> [WHAT IS ASKED]:
Every record must be repeated exactly; omit any pictures they contain.

> [RECORDS TO PROCESS]:

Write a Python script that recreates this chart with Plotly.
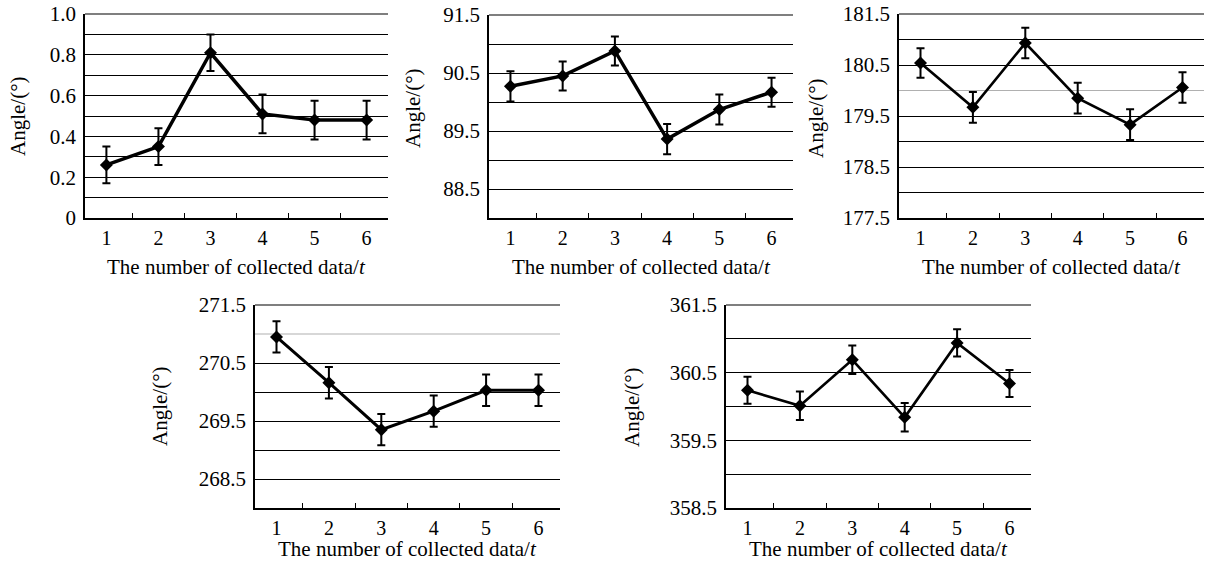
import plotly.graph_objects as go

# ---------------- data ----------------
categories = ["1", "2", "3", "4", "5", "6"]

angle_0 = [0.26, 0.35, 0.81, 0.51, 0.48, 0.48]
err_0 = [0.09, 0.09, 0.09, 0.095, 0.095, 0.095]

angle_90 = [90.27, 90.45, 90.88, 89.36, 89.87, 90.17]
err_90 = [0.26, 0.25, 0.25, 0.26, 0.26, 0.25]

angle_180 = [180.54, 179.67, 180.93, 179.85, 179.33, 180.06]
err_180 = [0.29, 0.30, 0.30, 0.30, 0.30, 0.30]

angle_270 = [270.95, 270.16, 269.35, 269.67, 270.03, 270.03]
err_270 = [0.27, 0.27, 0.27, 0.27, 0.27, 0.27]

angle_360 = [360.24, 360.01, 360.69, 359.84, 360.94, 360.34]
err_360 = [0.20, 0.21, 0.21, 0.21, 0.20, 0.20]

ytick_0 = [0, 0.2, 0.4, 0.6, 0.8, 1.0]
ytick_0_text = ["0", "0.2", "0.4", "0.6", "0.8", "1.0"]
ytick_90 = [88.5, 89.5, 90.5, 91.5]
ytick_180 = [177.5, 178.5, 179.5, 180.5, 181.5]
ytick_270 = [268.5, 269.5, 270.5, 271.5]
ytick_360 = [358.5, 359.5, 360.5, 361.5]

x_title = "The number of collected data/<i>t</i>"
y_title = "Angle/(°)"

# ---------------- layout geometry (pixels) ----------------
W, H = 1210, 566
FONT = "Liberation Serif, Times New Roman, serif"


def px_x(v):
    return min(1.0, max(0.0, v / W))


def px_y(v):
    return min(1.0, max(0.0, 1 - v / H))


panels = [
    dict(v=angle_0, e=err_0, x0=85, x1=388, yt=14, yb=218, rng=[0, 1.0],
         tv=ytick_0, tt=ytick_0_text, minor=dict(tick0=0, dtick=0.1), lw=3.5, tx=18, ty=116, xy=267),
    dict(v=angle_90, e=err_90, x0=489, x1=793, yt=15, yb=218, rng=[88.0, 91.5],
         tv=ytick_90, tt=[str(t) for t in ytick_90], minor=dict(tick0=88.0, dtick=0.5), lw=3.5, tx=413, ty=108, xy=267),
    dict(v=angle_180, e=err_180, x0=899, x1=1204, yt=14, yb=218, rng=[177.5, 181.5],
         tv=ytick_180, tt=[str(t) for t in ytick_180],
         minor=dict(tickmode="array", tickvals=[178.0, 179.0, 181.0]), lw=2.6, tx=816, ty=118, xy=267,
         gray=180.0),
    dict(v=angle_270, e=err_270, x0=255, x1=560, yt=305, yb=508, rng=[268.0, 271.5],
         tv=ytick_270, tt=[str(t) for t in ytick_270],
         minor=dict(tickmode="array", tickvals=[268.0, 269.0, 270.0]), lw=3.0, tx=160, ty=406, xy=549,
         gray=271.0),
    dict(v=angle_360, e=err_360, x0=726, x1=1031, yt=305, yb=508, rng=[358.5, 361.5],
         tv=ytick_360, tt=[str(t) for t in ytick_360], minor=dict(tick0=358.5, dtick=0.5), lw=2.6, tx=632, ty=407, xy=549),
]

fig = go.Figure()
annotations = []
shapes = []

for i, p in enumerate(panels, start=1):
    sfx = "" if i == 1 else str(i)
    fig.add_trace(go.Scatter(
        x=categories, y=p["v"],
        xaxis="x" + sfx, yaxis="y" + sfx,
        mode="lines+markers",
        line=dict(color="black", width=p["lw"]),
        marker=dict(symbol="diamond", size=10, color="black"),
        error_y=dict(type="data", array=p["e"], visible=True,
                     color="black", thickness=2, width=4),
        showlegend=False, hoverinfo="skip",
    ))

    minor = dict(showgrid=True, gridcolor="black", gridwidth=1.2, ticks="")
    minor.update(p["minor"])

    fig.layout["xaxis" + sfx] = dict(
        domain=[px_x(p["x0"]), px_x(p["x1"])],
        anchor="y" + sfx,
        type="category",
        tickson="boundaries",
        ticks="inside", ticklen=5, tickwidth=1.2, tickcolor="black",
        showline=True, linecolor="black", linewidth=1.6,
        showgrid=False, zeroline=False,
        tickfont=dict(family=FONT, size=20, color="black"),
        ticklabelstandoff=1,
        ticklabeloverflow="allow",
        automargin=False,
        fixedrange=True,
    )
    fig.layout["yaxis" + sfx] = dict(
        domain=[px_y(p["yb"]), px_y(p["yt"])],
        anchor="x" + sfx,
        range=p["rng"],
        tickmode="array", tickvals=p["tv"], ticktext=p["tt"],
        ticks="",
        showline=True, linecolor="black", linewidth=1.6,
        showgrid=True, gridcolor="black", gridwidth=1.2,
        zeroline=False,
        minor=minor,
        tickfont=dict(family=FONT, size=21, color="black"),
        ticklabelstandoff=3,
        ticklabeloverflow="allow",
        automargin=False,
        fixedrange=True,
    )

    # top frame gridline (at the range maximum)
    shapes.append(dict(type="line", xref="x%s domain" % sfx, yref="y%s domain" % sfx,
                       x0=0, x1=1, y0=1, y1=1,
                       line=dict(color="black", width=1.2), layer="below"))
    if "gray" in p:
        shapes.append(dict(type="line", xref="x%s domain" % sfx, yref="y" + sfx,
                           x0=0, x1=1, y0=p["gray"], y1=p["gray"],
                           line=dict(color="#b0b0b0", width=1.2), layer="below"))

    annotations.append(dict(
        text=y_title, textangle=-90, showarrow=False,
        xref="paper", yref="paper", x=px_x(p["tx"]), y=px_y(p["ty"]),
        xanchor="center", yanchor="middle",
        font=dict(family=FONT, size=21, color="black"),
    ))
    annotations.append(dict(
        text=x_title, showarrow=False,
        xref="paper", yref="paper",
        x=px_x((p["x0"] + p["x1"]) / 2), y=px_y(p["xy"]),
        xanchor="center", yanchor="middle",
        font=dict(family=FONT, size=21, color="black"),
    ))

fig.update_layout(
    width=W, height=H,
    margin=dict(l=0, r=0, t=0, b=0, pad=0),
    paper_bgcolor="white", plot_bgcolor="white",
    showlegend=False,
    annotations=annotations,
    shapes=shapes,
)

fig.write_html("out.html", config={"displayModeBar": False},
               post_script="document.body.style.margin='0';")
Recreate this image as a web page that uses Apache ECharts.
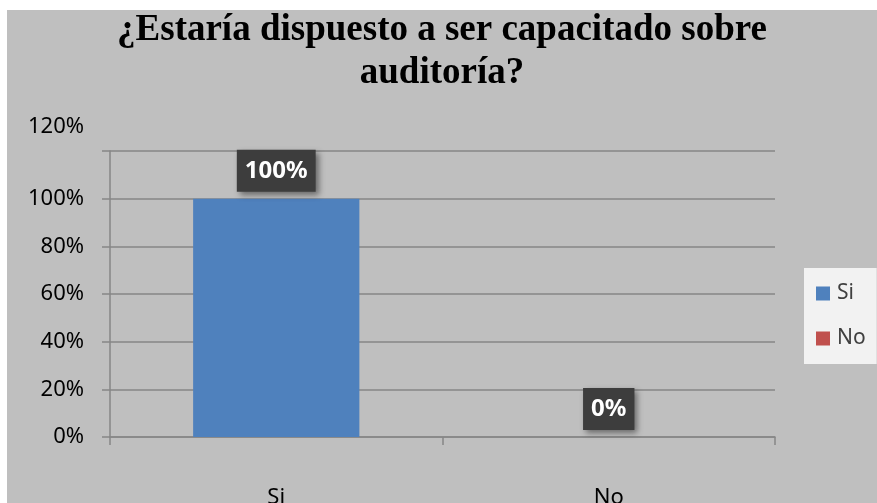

> [SOLUTION BELOW]:
Write a Python script that recreates this chart with Plotly.
import plotly.graph_objects as go

# ---------------- data ----------------
categories = ["1", "2", "3", "4", "5", "6"]

angle_0 = [0.26, 0.35, 0.81, 0.51, 0.48, 0.48]
err_0 = [0.09, 0.09, 0.09, 0.095, 0.095, 0.095]

angle_90 = [90.27, 90.45, 90.88, 89.36, 89.87, 90.17]
err_90 = [0.26, 0.25, 0.25, 0.26, 0.26, 0.25]

angle_180 = [180.54, 179.67, 180.93, 179.85, 179.33, 180.06]
err_180 = [0.29, 0.30, 0.30, 0.30, 0.30, 0.30]

angle_270 = [270.95, 270.16, 269.35, 269.67, 270.03, 270.03]
err_270 = [0.27, 0.27, 0.27, 0.27, 0.27, 0.27]

angle_360 = [360.24, 360.01, 360.69, 359.84, 360.94, 360.34]
err_360 = [0.20, 0.21, 0.21, 0.21, 0.20, 0.20]

ytick_0 = [0, 0.2, 0.4, 0.6, 0.8, 1.0]
ytick_0_text = ["0", "0.2", "0.4", "0.6", "0.8", "1.0"]
ytick_90 = [88.5, 89.5, 90.5, 91.5]
ytick_180 = [177.5, 178.5, 179.5, 180.5, 181.5]
ytick_270 = [268.5, 269.5, 270.5, 271.5]
ytick_360 = [358.5, 359.5, 360.5, 361.5]

x_title = "The number of collected data/<i>t</i>"
y_title = "Angle/(°)"

# ---------------- layout geometry (pixels) ----------------
W, H = 1210, 566
FONT = "Liberation Serif, Times New Roman, serif"


def px_x(v):
    return min(1.0, max(0.0, v / W))


def px_y(v):
    return min(1.0, max(0.0, 1 - v / H))


panels = [
    dict(v=angle_0, e=err_0, x0=85, x1=388, yt=14, yb=218, rng=[0, 1.0],
         tv=ytick_0, tt=ytick_0_text, minor=dict(tick0=0, dtick=0.1), lw=3.5, tx=18, ty=116, xy=267),
    dict(v=angle_90, e=err_90, x0=489, x1=793, yt=15, yb=218, rng=[88.0, 91.5],
         tv=ytick_90, tt=[str(t) for t in ytick_90], minor=dict(tick0=88.0, dtick=0.5), lw=3.5, tx=413, ty=108, xy=267),
    dict(v=angle_180, e=err_180, x0=899, x1=1204, yt=14, yb=218, rng=[177.5, 181.5],
         tv=ytick_180, tt=[str(t) for t in ytick_180],
         minor=dict(tickmode="array", tickvals=[178.0, 179.0, 181.0]), lw=2.6, tx=816, ty=118, xy=267,
         gray=180.0),
    dict(v=angle_270, e=err_270, x0=255, x1=560, yt=305, yb=508, rng=[268.0, 271.5],
         tv=ytick_270, tt=[str(t) for t in ytick_270],
         minor=dict(tickmode="array", tickvals=[268.0, 269.0, 270.0]), lw=3.0, tx=160, ty=406, xy=549,
         gray=271.0),
    dict(v=angle_360, e=err_360, x0=726, x1=1031, yt=305, yb=508, rng=[358.5, 361.5],
         tv=ytick_360, tt=[str(t) for t in ytick_360], minor=dict(tick0=358.5, dtick=0.5), lw=2.6, tx=632, ty=407, xy=549),
]

fig = go.Figure()
annotations = []
shapes = []

for i, p in enumerate(panels, start=1):
    sfx = "" if i == 1 else str(i)
    fig.add_trace(go.Scatter(
        x=categories, y=p["v"],
        xaxis="x" + sfx, yaxis="y" + sfx,
        mode="lines+markers",
        line=dict(color="black", width=p["lw"]),
        marker=dict(symbol="diamond", size=10, color="black"),
        error_y=dict(type="data", array=p["e"], visible=True,
                     color="black", thickness=2, width=4),
        showlegend=False, hoverinfo="skip",
    ))

    minor = dict(showgrid=True, gridcolor="black", gridwidth=1.2, ticks="")
    minor.update(p["minor"])

    fig.layout["xaxis" + sfx] = dict(
        domain=[px_x(p["x0"]), px_x(p["x1"])],
        anchor="y" + sfx,
        type="category",
        tickson="boundaries",
        ticks="inside", ticklen=5, tickwidth=1.2, tickcolor="black",
        showline=True, linecolor="black", linewidth=1.6,
        showgrid=False, zeroline=False,
        tickfont=dict(family=FONT, size=20, color="black"),
        ticklabelstandoff=1,
        ticklabeloverflow="allow",
        automargin=False,
        fixedrange=True,
    )
    fig.layout["yaxis" + sfx] = dict(
        domain=[px_y(p["yb"]), px_y(p["yt"])],
        anchor="x" + sfx,
        range=p["rng"],
        tickmode="array", tickvals=p["tv"], ticktext=p["tt"],
        ticks="",
        showline=True, linecolor="black", linewidth=1.6,
        showgrid=True, gridcolor="black", gridwidth=1.2,
        zeroline=False,
        minor=minor,
        tickfont=dict(family=FONT, size=21, color="black"),
        ticklabelstandoff=3,
        ticklabeloverflow="allow",
        automargin=False,
        fixedrange=True,
    )

    # top frame gridline (at the range maximum)
    shapes.append(dict(type="line", xref="x%s domain" % sfx, yref="y%s domain" % sfx,
                       x0=0, x1=1, y0=1, y1=1,
                       line=dict(color="black", width=1.2), layer="below"))
    if "gray" in p:
        shapes.append(dict(type="line", xref="x%s domain" % sfx, yref="y" + sfx,
                           x0=0, x1=1, y0=p["gray"], y1=p["gray"],
                           line=dict(color="#b0b0b0", width=1.2), layer="below"))

    annotations.append(dict(
        text=y_title, textangle=-90, showarrow=False,
        xref="paper", yref="paper", x=px_x(p["tx"]), y=px_y(p["ty"]),
        xanchor="center", yanchor="middle",
        font=dict(family=FONT, size=21, color="black"),
    ))
    annotations.append(dict(
        text=x_title, showarrow=False,
        xref="paper", yref="paper",
        x=px_x((p["x0"] + p["x1"]) / 2), y=px_y(p["xy"]),
        xanchor="center", yanchor="middle",
        font=dict(family=FONT, size=21, color="black"),
    ))

fig.update_layout(
    width=W, height=H,
    margin=dict(l=0, r=0, t=0, b=0, pad=0),
    paper_bgcolor="white", plot_bgcolor="white",
    showlegend=False,
    annotations=annotations,
    shapes=shapes,
)

fig.write_html("out.html", config={"displayModeBar": False},
               post_script="document.body.style.margin='0';")
Recreate this image as a web page that uses Apache ECharts.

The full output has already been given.